> Written exercise
Return exactly, please, the lines that run from the line with "What Bokeh code" to the line with "from bokeh.resources import INLINE", ends included, and omit all pictures.

::: Data in this exercise

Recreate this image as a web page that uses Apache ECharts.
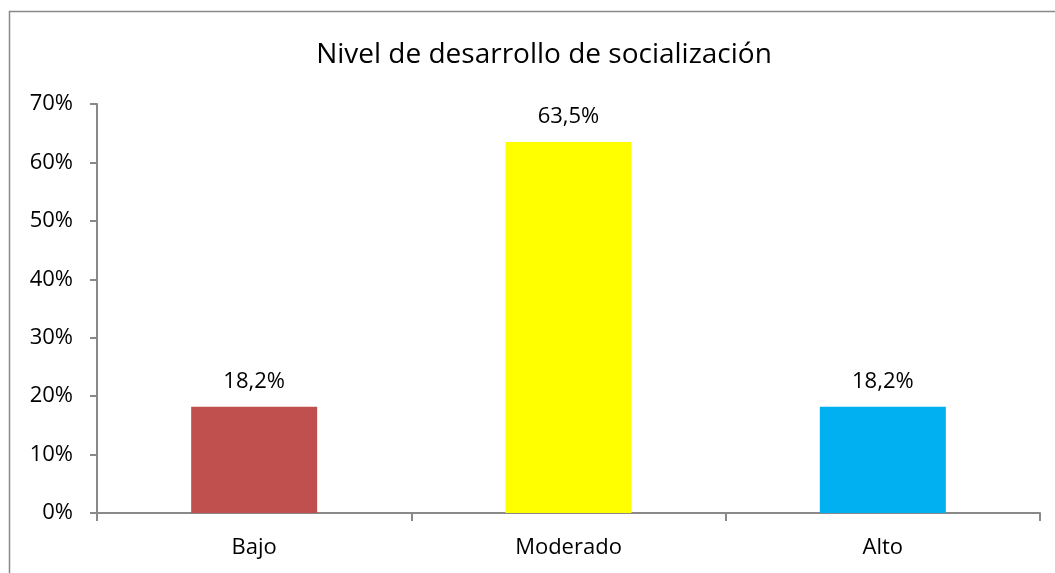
<!DOCTYPE html>
<html>
<head>
<meta charset="utf-8">
<script src="https://cdn.jsdelivr.net/npm/echarts@6/dist/echarts.min.js"></script>
<style>
  html, body { margin: 0; padding: 0; background: #fff; }
  #chart { width: 1055px; height: 573px; }
</style>
</head>
<body>
<div id="chart"></div>
<script>
// datos
const categories = ["Bajo", "Moderado", "Alto"];
const values = [18.2, 63.5, 18.2];
const barColors = ["#c0504d", "#ffff00", "#00b0f0"];
const title = "Nivel de desarrollo de socialización";

const fontFamily = "'Open Sans', 'Noto Sans', sans-serif";
const axisGrey = "#898989";

const chart = echarts.init(document.getElementById("chart"));
chart.setOption({
  animation: false,
  textStyle: { fontFamily: fontFamily },
  // marco exterior del gráfico (recortado a la derecha y abajo)
  graphic: [{
    type: "rect",
    shape: { x: 9.5, y: 11.5, width: 1100, height: 700 },
    style: { fill: "none", stroke: axisGrey, lineWidth: 1.5 },
    silent: true
  }],
  title: {
    text: title,
    left: 539,
    textAlign: "center",
    top: 36,
    textStyle: { fontFamily: fontFamily, fontWeight: "normal", fontSize: 28, color: "#000" }
  },
  grid: { left: 97, right: 15, top: 104, bottom: 60 },
  xAxis: {
    type: "category",
    data: categories,
    axisLine: { lineStyle: { color: axisGrey, width: 2 } },
    axisTick: { show: true, alignWithLabel: false, length: 8, lineStyle: { color: axisGrey, width: 2 } },
    axisLabel: { color: "#000", fontSize: 22, margin: 24 }
  },
  yAxis: {
    type: "value",
    min: 0,
    max: 70,
    interval: 10,
    axisLine: { show: true, lineStyle: { color: axisGrey, width: 2 } },
    axisTick: { show: true, length: 7, lineStyle: { color: axisGrey, width: 2 } },
    splitLine: { show: false },
    axisLabel: { color: "#000", fontSize: 22, margin: 24, formatter: "{value}%" }
  },
  series: [{
    type: "bar",
    barWidth: 126,
    data: values.map((v, i) => ({ value: v, itemStyle: { color: barColors[i] } })),
    label: {
      show: true,
      position: "top",
      distance: 14,
      color: "#000",
      fontSize: 22,
      formatter: p => p.value.toFixed(1).replace(".", ",") + "%"
    }
  }]
});
</script>
</body>
</html>
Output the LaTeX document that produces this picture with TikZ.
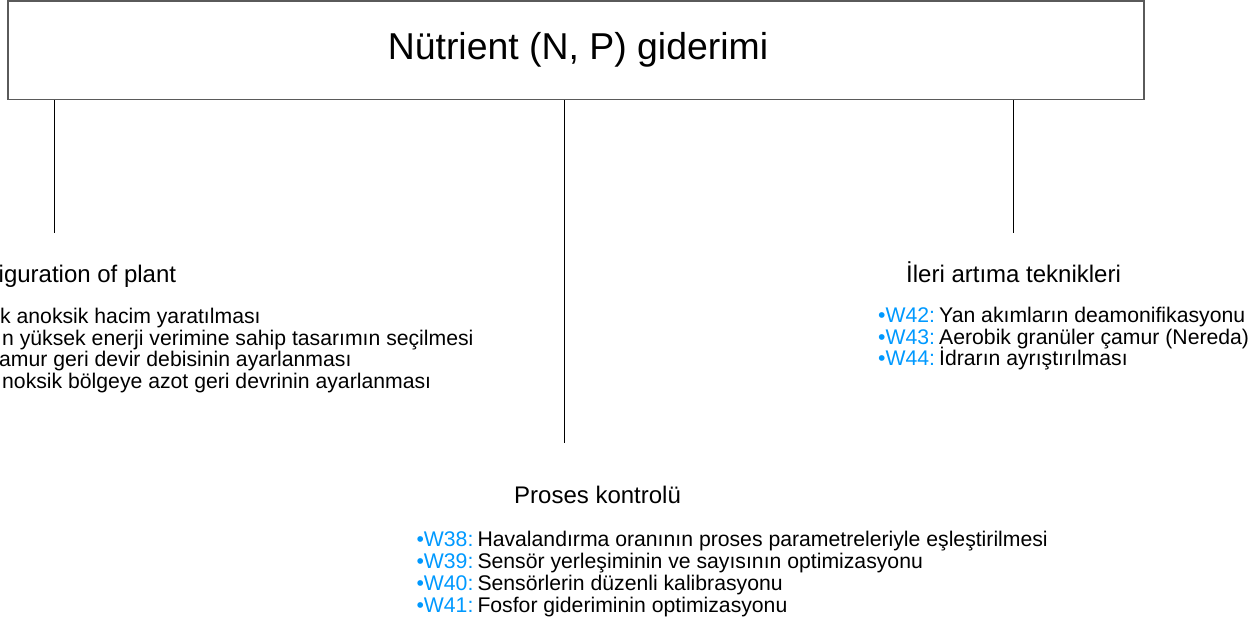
\documentclass[tikz,border=0pt]{standalone}
\usepackage{fontspec}
\setmainfont{Liberation Sans}
\definecolor{wblue}{RGB}{0,153,255}
\definecolor{boxgray}{RGB}{90,90,90}
\newcommand\witem[2]{\makebox[61pt][l]{\color{wblue}•#1:}#2}
\begin{document}
\begin{tikzpicture}[x=1pt,y=-1pt]
\tikzset{
 rootbox/.style={draw=boxgray, line width=1.5pt, minimum width=1136pt, minimum height=98.5pt, inner sep=0pt, font=\fontsize{37.4}{40}\selectfont, text height=26pt, text depth=8pt},
 conn/.style={line width=1.4pt, black},
 head/.style={anchor=base west, inner sep=0pt, font=\fontsize{24}{28}\selectfont},
 item/.style={anchor=base west, inner sep=0pt, font=\fontsize{21.2}{24}\selectfont},
}
\useasboundingbox (0,0) rectangle (1258,623);
\node[rootbox] (root) at (576,50.25) {\hspace*{4pt}Nütrient (N, P) giderimi};
\coordinate (endL) at (54.5,233);
\coordinate (endM) at (564.5,442.5);
\coordinate (endR) at (1013.5,233);
\draw[conn] (root.south -| endL) -- (endL);
\draw[conn] (root.south -| endM) -- (endM);
\draw[conn] (root.south -| endR) -- (endR);
\node[head] (hL) at (-1.5,282) {iguration of plant};
\node[head] (hM) at (514,503.3) {Proses kontrolü};
\node[head] (hR) at (906,282) {İleri artıma teknikleri};
\node[item] (l1) at (0,323.3) {k anoksik hacim yaratılması};
\node[item] (l2) at (2,345) {n yüksek enerji verimine sahip tasarımın seçilmesi};
\node[item] (l3) at (-1,366.7) {amur geri devir debisinin ayarlanması};
\node[item] (l4) at (2,388.3) {noksik bölgeye azot geri devrinin ayarlanması};
\node[item] (m1) at (416.3,546) {\witem{W38}{Havalandırma oranının proses parametreleriyle eşleştirilmesi}};
\node[item] (m2) at (416.3,568.2) {\witem{W39}{Sensör yerleşiminin ve sayısının optimizasyonu}};
\node[item] (m3) at (416.3,590.4) {\witem{W40}{Sensörlerin düzenli kalibrasyonu}};
\node[item] (m4) at (416.3,612.6) {\witem{W41}{Fosfor gideriminin optimizasyonu}};
\node[item] (r1) at (878,322) {\witem{W42}{Yan akımların deamonifikasyonu}};
\node[item] (r2) at (878,344) {\witem{W43}{Aerobik granüler çamur (Nereda)}};
\node[item] (r3) at (878,365.5) {\witem{W44}{İdrarın ayrıştırılması}};
\end{tikzpicture}
\end{document}
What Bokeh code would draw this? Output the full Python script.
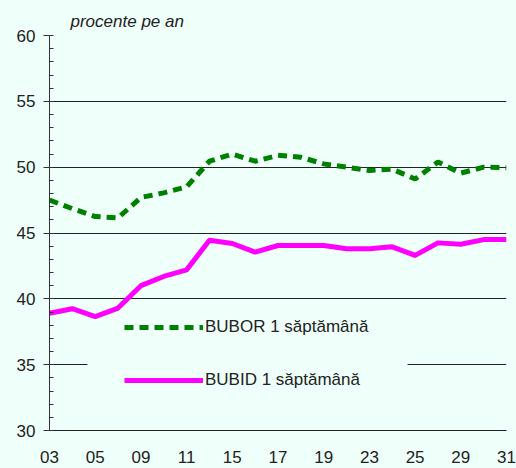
from bokeh.plotting import figure
from bokeh.models import FixedTicker, SingleIntervalTicker, Legend, LegendItem, BoxAnnotation, Range1d
from bokeh.embed import file_html
from bokeh.resources import INLINE

# Business days of the month (x axis), every second one labelled
days = ["03", "04", "05", "08", "09", "10", "11", "12", "15", "16", "17",
        "18", "19", "22", "23", "24", "25", "26", "29", "30", "31"]
labelled_days = ["03", "05", "09", "11", "15", "17", "19", "23", "25", "29", "31"]

# percent per year
bubor = [47.5, 46.85, 46.25, 46.15, 47.7, 48.05, 48.5, 50.45, 51.0, 50.45, 50.9,
         50.75, 50.25, 50.0, 49.75, 49.85, 49.1, 50.4, 49.55, 50.0, 49.95]
bubid = [38.9, 39.25, 38.65, 39.3, 41.0, 41.7, 42.2, 44.45, 44.2, 43.55, 44.05,
         44.05, 44.05, 43.8, 43.8, 43.95, 43.3, 44.25, 44.15, 44.5, 44.5]

series_names = ["BUBOR 1 săptămână", "BUBID 1 săptămână"]
unit_label = "procente pe an"

BG = "#effffa"
FONT = "Liberation Sans"
TXT = "#222222"

x = list(range(len(days)))

p = figure(width=516, height=468, output_backend="svg", toolbar_location=None,
           x_range=Range1d(0, len(days) - 1), y_range=Range1d(30, 60),
           min_border_left=49, min_border_right=10, min_border_top=35,
           min_border_bottom=38)
p.background_fill_color = BG
p.border_fill_color = BG
p.outline_line_color = None

p.title.text = unit_label
p.title.text_font = FONT
p.title.text_font_style = "italic"
p.title.text_font_size = "17px"
p.title.text_color = TXT
p.title.align = "left"
p.title.offset = 21
p.title.standoff = 10

# y axis
p.yaxis.ticker = SingleIntervalTicker(interval=5, num_minor_ticks=5)
p.yaxis.major_tick_out = 6
p.yaxis.major_tick_in = 0
p.yaxis.minor_tick_in = 4
p.yaxis.minor_tick_out = 0
p.yaxis.axis_line_color = "#333333"
p.yaxis.major_tick_line_color = "#333333"
p.yaxis.minor_tick_line_color = "#333333"
p.yaxis.major_label_text_font = FONT
p.yaxis.major_label_text_font_size = "17px"
p.yaxis.major_label_text_color = TXT
p.yaxis.major_label_standoff = 8

# x axis
tick_idx = [i for i, d in enumerate(days) if d in labelled_days]
p.xaxis.ticker = FixedTicker(ticks=tick_idx)
p.xaxis.major_label_overrides = {i: days[i] for i in tick_idx}
p.xaxis.major_tick_out = 0
p.xaxis.major_tick_in = 0
p.xaxis.minor_tick_out = 0
p.xaxis.minor_tick_in = 0
p.xaxis.axis_line_color = "#222222"
p.xaxis.major_label_text_font = FONT
p.xaxis.major_label_text_font_size = "17px"
p.xaxis.major_label_text_color = TXT
p.xaxis.major_label_standoff = 20

p.xgrid.grid_line_color = None
p.ygrid.grid_line_color = "#222222"
p.ygrid.grid_line_width = 1

# mask the gridline behind the legend
p.add_layout(BoxAnnotation(left=1.66, right=15.67, bottom=34.4, top=35.6,
                           fill_color=BG, fill_alpha=1.0, line_alpha=0))

r1 = p.line(x, bubor, line_color="#008000", line_width=5, line_dash="9 6")
r2 = p.line(x, bubid, line_color="#ff00ff", line_width=5, line_join="round")

legend = Legend(items=[LegendItem(label=series_names[0], renderers=[r1]),
                       LegendItem(label=series_names[1], renderers=[r2])],
                location=(75, 40), orientation="vertical",
                background_fill_alpha=0, border_line_color=None,
                padding=0, margin=0, spacing=33,
                glyph_width=79, glyph_height=20, label_height=20,
                label_standoff=2, label_text_font=FONT,
                label_text_font_size="17px", label_text_color=TXT)
p.add_layout(legend)

html = file_html(p, INLINE)
html = html.replace("<head>", "<head><style>body{background-color:#effffa;}</style>", 1)
open("out.html", "w").write(html)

::::::

> Exercise result
What Bokeh code would draw this? Output the full Python script.
from bokeh.plotting import figure
from bokeh.models import FixedTicker, SingleIntervalTicker, Legend, LegendItem, BoxAnnotation, Range1d
from bokeh.embed import file_html
from bokeh.resources import INLINE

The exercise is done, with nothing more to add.